● **DATA BLOCK**:
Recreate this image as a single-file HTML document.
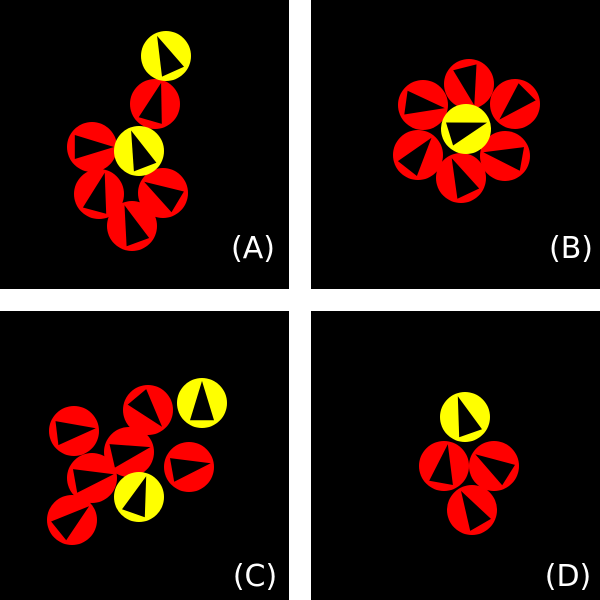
<!DOCTYPE html>
<html><head><meta charset="utf-8"><style>
html,body{margin:0;padding:0;background:#fff;}
svg{display:block;}
</style></head><body>
<svg id="fig" width="600" height="600" viewBox="0 0 600 600" xmlns="http://www.w3.org/2000/svg">
<rect x="0" y="0" width="289" height="289" fill="#000"/>
<rect x="311" y="0" width="289" height="289" fill="#000"/>
<rect x="0" y="311" width="289" height="289" fill="#000"/>
<rect x="311" y="311" width="289" height="289" fill="#000"/>
<g id="agents"></g>
<text x="253" y="258" font-family="DejaVu Sans, Liberation Sans, sans-serif" font-size="30" font-weight="normal" fill="#fff" text-anchor="middle">(A)</text>
<text x="571" y="258" font-family="DejaVu Sans, Liberation Sans, sans-serif" font-size="30" font-weight="normal" fill="#fff" text-anchor="middle">(B)</text>
<text x="255" y="586" font-family="DejaVu Sans, Liberation Sans, sans-serif" font-size="30" font-weight="normal" fill="#fff" text-anchor="middle">(C)</text>
<text x="568" y="586" font-family="DejaVu Sans, Liberation Sans, sans-serif" font-size="30" font-weight="normal" fill="#fff" text-anchor="middle">(D)</text>
</svg>
<script>
// agent data
const agentPanel = ['A','A','A','A','A','A','A','B','B','B','B','B','B','B','C','C','C','C','C','C','C','C','D','D','D','D'];
const agentX = [166,155,92,139,99,163,132, 469,515,423,418,461,505,466, 202,148,74,129,189,92,139,72, 465,444,494,472];
const agentY = [56,104,147,151,194,193,226, 84,104,105,155,178,156,129, 403,410,431,452,467,478,497,520, 417,466,466,510];
const agentHeading = [-114,-74,0,-111,-75,-149,-110, 76,135,8,-52,-115,-170,-17, -90,50,-7,-13,-10,-10,-71,-39, -109,-80,-148,-120];
const agentLeader = [1,0,0,1,0,0,0, 0,0,0,0,0,0,1, 1,0,0,0,0,0,1,0, 1,0,0,0];

const R = 25, TIP = 22, BASE = 21, SPREAD = 145;
const g = document.getElementById('agents');
const NS = 'http://www.w3.org/2000/svg';
function pt(cx, cy, ang, r){ const a = ang*Math.PI/180; return [cx + r*Math.cos(a), cy + r*Math.sin(a)]; }
const order = agentX.map((_, i) => i).sort((a, b) => agentLeader[a] - agentLeader[b]);
order.forEach(i => {
  const grp = document.createElementNS(NS, 'g');
  
  
  const c = document.createElementNS(NS, 'circle');
  c.setAttribute('cx', agentX[i]);
  c.setAttribute('cy', agentY[i]);
  c.setAttribute('r', R);
  c.setAttribute('fill', agentLeader[i] ? '#ffff00' : '#ff0000');
  
  
  grp.appendChild(c);
  const h = agentHeading[i];
  const p1 = pt(agentX[i], agentY[i], h, TIP);
  const p2 = pt(agentX[i], agentY[i], h + SPREAD, BASE);
  const p3 = pt(agentX[i], agentY[i], h - SPREAD, BASE);
  const t = document.createElementNS(NS, 'polygon');
  t.setAttribute('points', [p1, p2, p3].map(p => p[0].toFixed(1) + ',' + p[1].toFixed(1)).join(' '));
  t.setAttribute('fill', '#000');
  
  
  grp.appendChild(t);
  g.appendChild(grp);
});
</script>
</body></html>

● **PROBLEM REQUIREMENTS**: Answer with a single number: the count of lines holding the word "document".

● **FULL RESPONSE**: 5